It's not just good, I found it to be way better than a standalone shotgun mic connected via USB. I researched this for WFH and found a lot of people saying you were going to spend hundreds to replicate the quality in a more "professional" mic setup. Super impressive.
Does it record a fixed point, or does it do something fancy like using the camera to attempt tracking the user's movement? Just curious, and I don't have access to a modern Mac. The article seems to imply that it's focusing on a fixed point.
No idea, I believe it's just a fixed point. Personally I use it while sitting in front of my Mac about 1-2 feet from my face. I've done tests, it's better than every other form of audio input I have available, including standalone shotgun mic, Airpods Max, Airpods Pro V2, etc.
As someone looking to replicate it from a pro mic setup, what do people recommend?

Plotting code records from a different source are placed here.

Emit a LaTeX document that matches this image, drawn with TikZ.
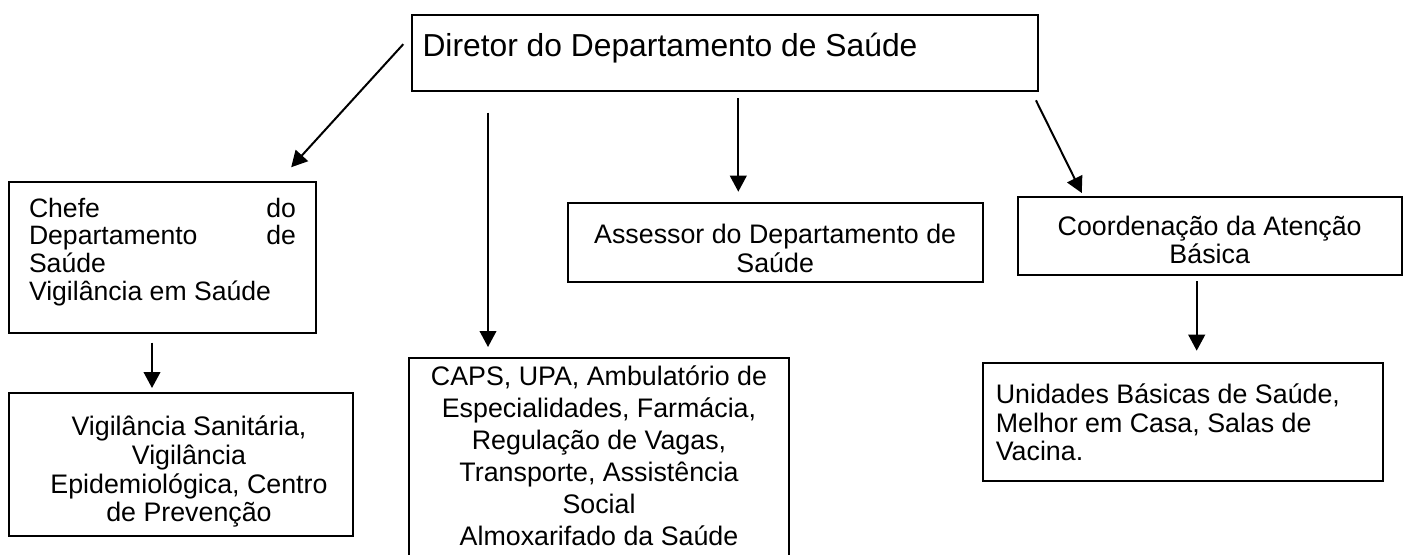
\documentclass[tikz,border=0pt]{standalone}
\usepackage{fontspec}
\setmainfont{Liberation Sans}
\usetikzlibrary{arrows.meta,calc}
\begin{document}
\begin{tikzpicture}[x=0.5pt,y=-0.5pt,
  box/.style={draw, line width=1pt, inner sep=0pt, anchor=base west},
  arr/.style={line width=1pt, -{Triangle[length=8pt,width=8.3pt]}}]
\path[fill=white,use as bounding box] (0,0) rectangle (1406,554);

\node[box, minimum width=313pt, text height=20.5pt, text depth=17.5pt,
  font=\fontsize{15.9}{18}\selectfont] (dir) at (411,56)
  {\makebox[302.5pt][l]{Diretor do Departamento de Saúde}};

\node[box, minimum width=153.5pt, text height=17.8pt, text depth=57.7pt,
  font=\fontsize{13.3}{13.65}\selectfont] (chefe) at (8,217.3)
  {\begin{tabular}[t]{@{}l@{}}\makebox[133.5pt][s]{Chefe\hfill do}\\
   \makebox[133.5pt][s]{Departamento\hfill de}\\ Saúde\\ Vigilância em Saúde\end{tabular}};

\node[box, minimum width=172pt, text height=21.5pt, text depth=50pt,
  font=\fontsize{13.4}{14.35}\selectfont] (vig) at (8,435.7)
  {\hspace*{8pt}\begin{tabular}[t]{@{}c@{}}Vigilância Sanitária,\\ Vigilância\\
   Epidemiológica, Centro\\ de Prevenção\end{tabular}};

\node[box, minimum width=190pt, text height=13.65pt, text depth=92.5pt,
  font=\fontsize{13.4}{16}\selectfont] (caps) at (408,385)
  {\begin{tabular}[t]{@{}c@{}}CAPS, UPA, Ambulatório de\\ Especialidades, Farmácia,\\
   Regulação de Vagas,\\ Transporte, Assistência\\ Social\\ Almoxarifado da Saúde\end{tabular}};

\node[box, minimum width=207.5pt, text height=20pt, text depth=19.2pt,
  font=\fontsize{13.4}{14.7}\selectfont] (ass) at (566.7,243.3)
  {\begin{tabular}[t]{@{}c@{}}Assessor do Departamento de\\ Saúde\end{tabular}};

\node[box, minimum width=192pt, text height=18.85pt, text depth=20pt,
  font=\fontsize{13.4}{13.9}\selectfont] (coord) at (1016.7,235)
  {\begin{tabular}[t]{@{}c@{}}Coordenação da Atenção\\ Básica\end{tabular}};

\node[box, minimum width=200pt, text height=20.3pt, text depth=38.7pt,
  font=\fontsize{13.4}{14.35}\selectfont] (unid) at (982.3,403.3)
  {\makebox[187.5pt][l]{\begin{tabular}[t]{@{}l@{}}Unidades Básicas de Saúde,\\
   Melhor em Casa, Salas de\\ Vacina.\end{tabular}}};

\draw[arr, shorten <=5.7pt, shorten >=9.1pt] ($(dir.north west)+(0,21.7)$) -- ($(chefe.north east)+(-38.1,0)$);
\draw[arr, shorten <=10.35pt, shorten >=4.85pt] ($(dir.south west)+(77,0)$) -- ($(caps.north west)+(80,0)$);
\draw[arr, shorten <=3.15pt, shorten >=5.3pt] ($(dir.south west)+(327.3,0)$) -- ($(ass.north west)+(171.6,0)$);
\draw[arr, shorten <=4.65pt, shorten >=1.85pt] ($(dir.south east)+(-7.2,0)$) -- ($(coord.north west)+(66.7,0)$);
\draw[arr, shorten <=4.5pt, shorten >=1.85pt] ($(chefe.south west)+(144,0)$) -- ($(vig.north west)+(144,0)$);
\draw[arr, shorten <=2.5pt, shorten >=5.5pt] ($(coord.south west)+(180,0)$) -- ($(unid.north west)+(214.4,0)$);
\end{tikzpicture}
\end{document}
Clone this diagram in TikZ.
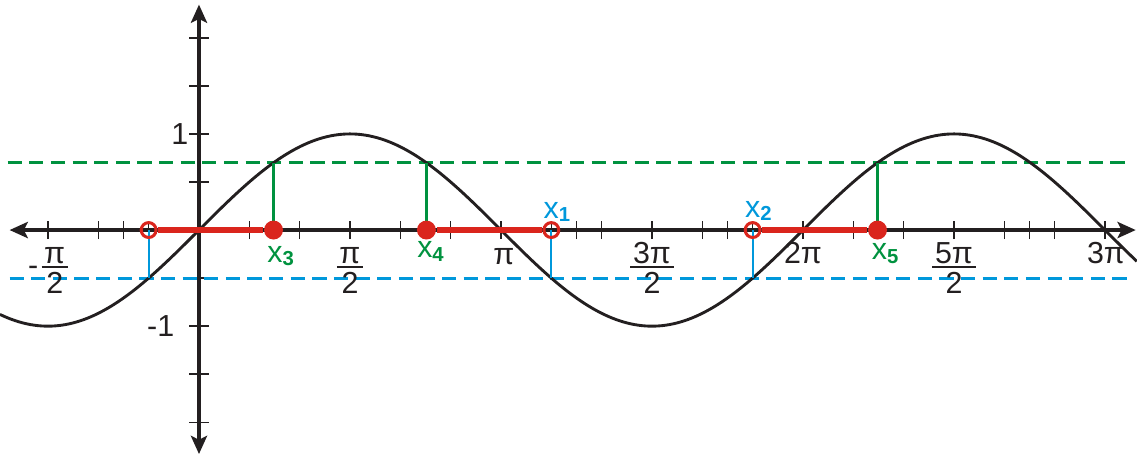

I've been trying to record audio in my noisy server room but only deepfilternet is able to deal with the fan noise in the background.
Biggest thing is you need a nice mic that's very close to your face, like you might see on a twitch stream. Good noise isolation via a directional mic off-camera is quite difficult/expensive apparently.
I bought a røde wireless mic which definitely helped. It gives deepfilternet enough good signal:noise to work reasonably well, but I was hoping there was an even better solution.
A lot of dialogue in movies is dubbed for this very reason, it’s very hard to not pick up noise. What you can deal with is how close the mic is to you (which is why news reporters rely on hand held mics, not just the boom mike) and the pattern of the mic: a cardoid, hypercardoid or shotgun mic facing the opposite direction of the noise source would pick up less than an omnidirectional one (which is why the mics you see in studios are not used on a loud stage—not only are they fragile and expensive, they also tend to be omnidirectional).
There's definitely an ADR (dubbing) component to movies, but it's not very much these days. (In comparison to decades ago.)
Instead, sound engineers spend weeks cleaning up spoken dialog by hand in spectrogram editors. It's honestly astounding the magic they can do, but it's also labor-intensive and therefore expensive. They're literally individually EQ-ing every vowel, splicing consonants from one word to another... it's wild.